--- START Supplied information ---
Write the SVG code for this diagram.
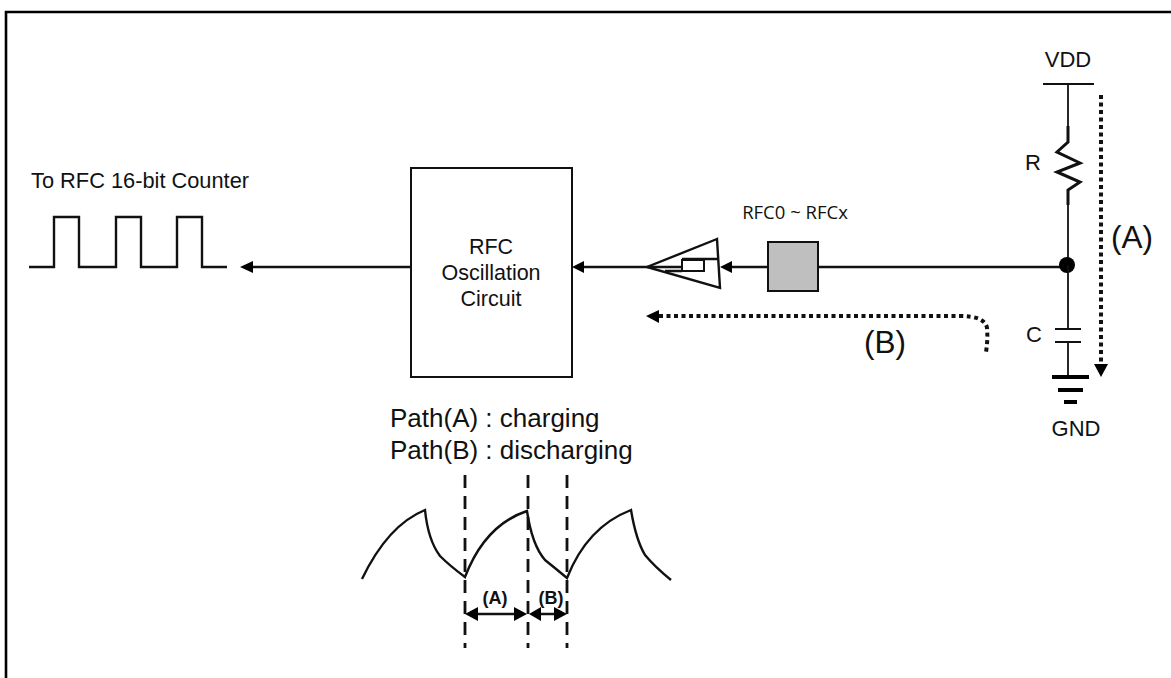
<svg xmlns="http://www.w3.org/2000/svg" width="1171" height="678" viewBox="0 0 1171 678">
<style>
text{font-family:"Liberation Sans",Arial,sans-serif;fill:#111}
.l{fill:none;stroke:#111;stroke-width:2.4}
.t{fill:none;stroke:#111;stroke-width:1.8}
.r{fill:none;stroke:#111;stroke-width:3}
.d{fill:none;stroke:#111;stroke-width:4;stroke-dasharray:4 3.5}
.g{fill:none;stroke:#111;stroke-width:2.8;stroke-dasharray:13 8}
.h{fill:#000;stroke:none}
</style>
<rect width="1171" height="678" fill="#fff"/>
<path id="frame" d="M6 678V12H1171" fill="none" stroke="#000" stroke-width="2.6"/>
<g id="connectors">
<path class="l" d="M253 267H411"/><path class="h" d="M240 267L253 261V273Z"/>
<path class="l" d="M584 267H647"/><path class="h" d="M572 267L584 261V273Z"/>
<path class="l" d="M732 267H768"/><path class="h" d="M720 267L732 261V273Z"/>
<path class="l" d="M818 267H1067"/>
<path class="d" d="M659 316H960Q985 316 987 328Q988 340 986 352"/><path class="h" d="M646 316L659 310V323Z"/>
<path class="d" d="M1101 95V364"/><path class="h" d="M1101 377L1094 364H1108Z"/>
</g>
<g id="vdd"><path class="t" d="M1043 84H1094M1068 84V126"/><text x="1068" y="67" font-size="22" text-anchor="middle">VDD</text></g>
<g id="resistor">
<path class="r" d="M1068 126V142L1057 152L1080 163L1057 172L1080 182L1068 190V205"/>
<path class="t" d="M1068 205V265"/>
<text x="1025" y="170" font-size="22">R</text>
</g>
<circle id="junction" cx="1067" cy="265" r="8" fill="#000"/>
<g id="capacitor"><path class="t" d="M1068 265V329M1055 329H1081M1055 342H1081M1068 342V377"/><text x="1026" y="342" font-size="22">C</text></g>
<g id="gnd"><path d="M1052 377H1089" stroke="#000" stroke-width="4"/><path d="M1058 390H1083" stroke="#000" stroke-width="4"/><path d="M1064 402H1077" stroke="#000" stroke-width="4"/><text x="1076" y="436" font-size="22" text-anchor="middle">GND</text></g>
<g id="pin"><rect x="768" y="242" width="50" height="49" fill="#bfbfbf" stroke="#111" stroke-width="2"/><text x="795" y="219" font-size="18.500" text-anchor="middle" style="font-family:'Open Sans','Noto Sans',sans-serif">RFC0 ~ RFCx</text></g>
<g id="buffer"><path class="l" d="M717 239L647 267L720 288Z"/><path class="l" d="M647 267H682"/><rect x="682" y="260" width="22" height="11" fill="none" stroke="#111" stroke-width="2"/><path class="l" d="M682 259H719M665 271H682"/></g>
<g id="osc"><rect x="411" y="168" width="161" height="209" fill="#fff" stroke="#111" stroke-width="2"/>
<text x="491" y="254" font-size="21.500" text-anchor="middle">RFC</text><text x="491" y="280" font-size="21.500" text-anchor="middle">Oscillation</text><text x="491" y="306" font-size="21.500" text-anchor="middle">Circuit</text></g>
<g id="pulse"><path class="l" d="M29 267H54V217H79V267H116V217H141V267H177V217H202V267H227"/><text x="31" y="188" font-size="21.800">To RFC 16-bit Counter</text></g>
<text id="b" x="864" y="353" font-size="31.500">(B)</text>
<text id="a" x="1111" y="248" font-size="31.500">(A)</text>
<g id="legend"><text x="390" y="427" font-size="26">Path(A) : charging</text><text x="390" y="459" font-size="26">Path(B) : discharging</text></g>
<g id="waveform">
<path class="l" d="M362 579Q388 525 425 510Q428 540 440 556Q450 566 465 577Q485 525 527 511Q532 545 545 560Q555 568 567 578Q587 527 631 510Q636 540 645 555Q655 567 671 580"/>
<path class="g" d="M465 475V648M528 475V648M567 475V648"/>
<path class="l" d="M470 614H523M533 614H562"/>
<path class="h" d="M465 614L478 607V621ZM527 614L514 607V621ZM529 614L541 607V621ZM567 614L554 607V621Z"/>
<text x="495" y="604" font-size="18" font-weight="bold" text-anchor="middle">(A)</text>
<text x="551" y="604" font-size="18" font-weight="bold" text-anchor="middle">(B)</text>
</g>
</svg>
--- END Supplied information ---
> What to produce: Output the data exactly. Pictures don't belong in the result.

> Expected output:
Write the SVG code for this diagram.
<svg xmlns="http://www.w3.org/2000/svg" width="1171" height="678" viewBox="0 0 1171 678">
<style>
text{font-family:"Liberation Sans",Arial,sans-serif;fill:#111}
.l{fill:none;stroke:#111;stroke-width:2.4}
.t{fill:none;stroke:#111;stroke-width:1.8}
.r{fill:none;stroke:#111;stroke-width:3}
.d{fill:none;stroke:#111;stroke-width:4;stroke-dasharray:4 3.5}
.g{fill:none;stroke:#111;stroke-width:2.8;stroke-dasharray:13 8}
.h{fill:#000;stroke:none}
</style>
<rect width="1171" height="678" fill="#fff"/>
<path id="frame" d="M6 678V12H1171" fill="none" stroke="#000" stroke-width="2.6"/>
<g id="connectors">
<path class="l" d="M253 267H411"/><path class="h" d="M240 267L253 261V273Z"/>
<path class="l" d="M584 267H647"/><path class="h" d="M572 267L584 261V273Z"/>
<path class="l" d="M732 267H768"/><path class="h" d="M720 267L732 261V273Z"/>
<path class="l" d="M818 267H1067"/>
<path class="d" d="M659 316H960Q985 316 987 328Q988 340 986 352"/><path class="h" d="M646 316L659 310V323Z"/>
<path class="d" d="M1101 95V364"/><path class="h" d="M1101 377L1094 364H1108Z"/>
</g>
<g id="vdd"><path class="t" d="M1043 84H1094M1068 84V126"/><text x="1068" y="67" font-size="22" text-anchor="middle">VDD</text></g>
<g id="resistor">
<path class="r" d="M1068 126V142L1057 152L1080 163L1057 172L1080 182L1068 190V205"/>
<path class="t" d="M1068 205V265"/>
<text x="1025" y="170" font-size="22">R</text>
</g>
<circle id="junction" cx="1067" cy="265" r="8" fill="#000"/>
<g id="capacitor"><path class="t" d="M1068 265V329M1055 329H1081M1055 342H1081M1068 342V377"/><text x="1026" y="342" font-size="22">C</text></g>
<g id="gnd"><path d="M1052 377H1089" stroke="#000" stroke-width="4"/><path d="M1058 390H1083" stroke="#000" stroke-width="4"/><path d="M1064 402H1077" stroke="#000" stroke-width="4"/><text x="1076" y="436" font-size="22" text-anchor="middle">GND</text></g>
<g id="pin"><rect x="768" y="242" width="50" height="49" fill="#bfbfbf" stroke="#111" stroke-width="2"/><text x="795" y="219" font-size="18.500" text-anchor="middle" style="font-family:'Open Sans','Noto Sans',sans-serif">RFC0 ~ RFCx</text></g>
<g id="buffer"><path class="l" d="M717 239L647 267L720 288Z"/><path class="l" d="M647 267H682"/><rect x="682" y="260" width="22" height="11" fill="none" stroke="#111" stroke-width="2"/><path class="l" d="M682 259H719M665 271H682"/></g>
<g id="osc"><rect x="411" y="168" width="161" height="209" fill="#fff" stroke="#111" stroke-width="2"/>
<text x="491" y="254" font-size="21.500" text-anchor="middle">RFC</text><text x="491" y="280" font-size="21.500" text-anchor="middle">Oscillation</text><text x="491" y="306" font-size="21.500" text-anchor="middle">Circuit</text></g>
<g id="pulse"><path class="l" d="M29 267H54V217H79V267H116V217H141V267H177V217H202V267H227"/><text x="31" y="188" font-size="21.800">To RFC 16-bit Counter</text></g>
<text id="b" x="864" y="353" font-size="31.500">(B)</text>
<text id="a" x="1111" y="248" font-size="31.500">(A)</text>
<g id="legend"><text x="390" y="427" font-size="26">Path(A) : charging</text><text x="390" y="459" font-size="26">Path(B) : discharging</text></g>
<g id="waveform">
<path class="l" d="M362 579Q388 525 425 510Q428 540 440 556Q450 566 465 577Q485 525 527 511Q532 545 545 560Q555 568 567 578Q587 527 631 510Q636 540 645 555Q655 567 671 580"/>
<path class="g" d="M465 475V648M528 475V648M567 475V648"/>
<path class="l" d="M470 614H523M533 614H562"/>
<path class="h" d="M465 614L478 607V621ZM527 614L514 607V621ZM529 614L541 607V621ZM567 614L554 607V621Z"/>
<text x="495" y="604" font-size="18" font-weight="bold" text-anchor="middle">(A)</text>
<text x="551" y="604" font-size="18" font-weight="bold" text-anchor="middle">(B)</text>
</g>
</svg>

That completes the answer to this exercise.